From the equation, we have

\(b\sin \theta = c - a \cos \theta\\ b^2 \sin^2 \theta = c^2 + a^2 \cos^2 \theta - 2ac \cos \theta\\ b^2 - b^2 \cos^2 \theta = c^2 + a^2 \cos^2 \theta - 2ac \cos \theta\\ (a^2 + b^2) \cos^2 \theta - 2ac \cos \theta + (c^2 - b^2) = 0\)

Then by Vieta's formula, \(\cos \alpha \cos \beta = \dfrac{c^2 - b^2}{a^2 + b^2}\).

 

Similarly, we have

\(a \cos \theta = c - b\sin \theta\\ a^2 \cos^2 \theta = c^2 + b^2 \sin^2 \theta - 2bc \sin \theta\\ a^2 - a^2 \sin^2 \theta = c^2 + b^2 \sin^2 \theta - 2bc \sin \theta\\ (a^2 + b^2)\sin^2 \theta - 2bc \sin \theta + (c^2 - a^2) = 0\)

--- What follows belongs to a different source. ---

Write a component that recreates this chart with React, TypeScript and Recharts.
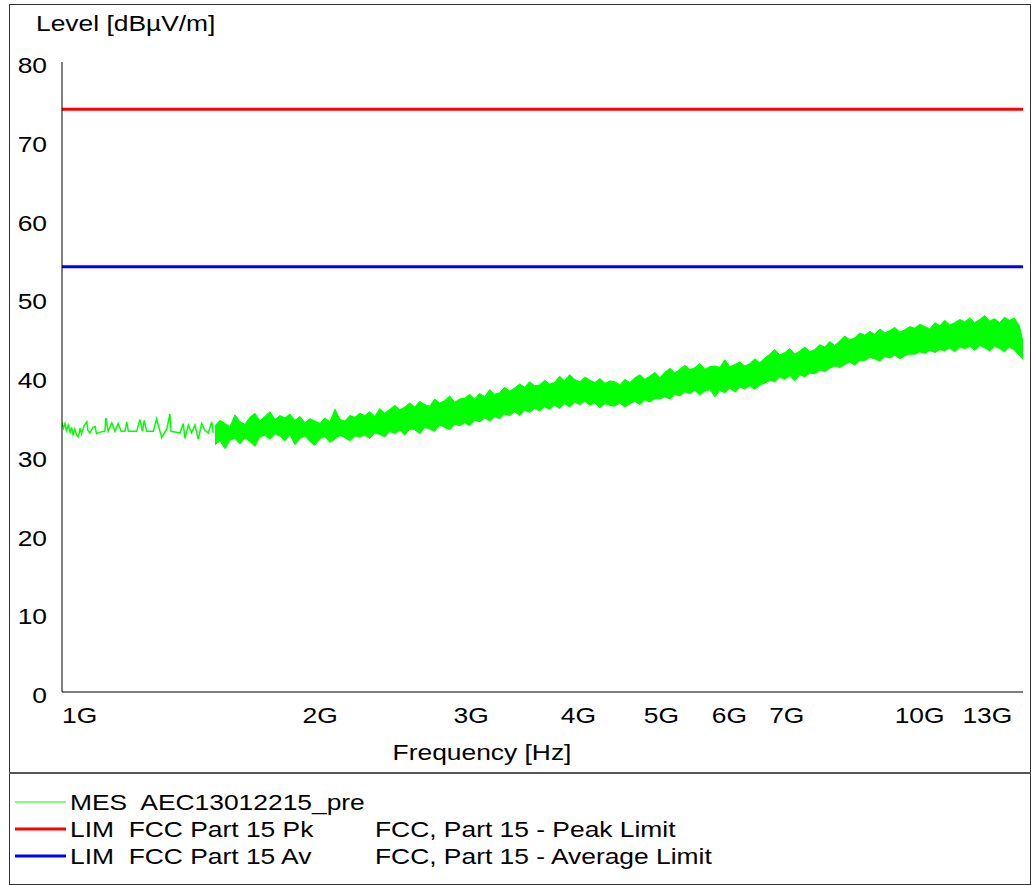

Then \(\sin \alpha \sin \beta = \dfrac{c^2 - a^2}{a^2 + b^2}\).

 

Hence, we have \(\cos(\alpha - \beta) = \dfrac{c^2 - a^2 - (c^2 - b^2)}{a^2 + b^2} = 1\), so \(\cos^2 \dfrac{\alpha - \beta}2 = \dfrac12 (1+1) = 1\).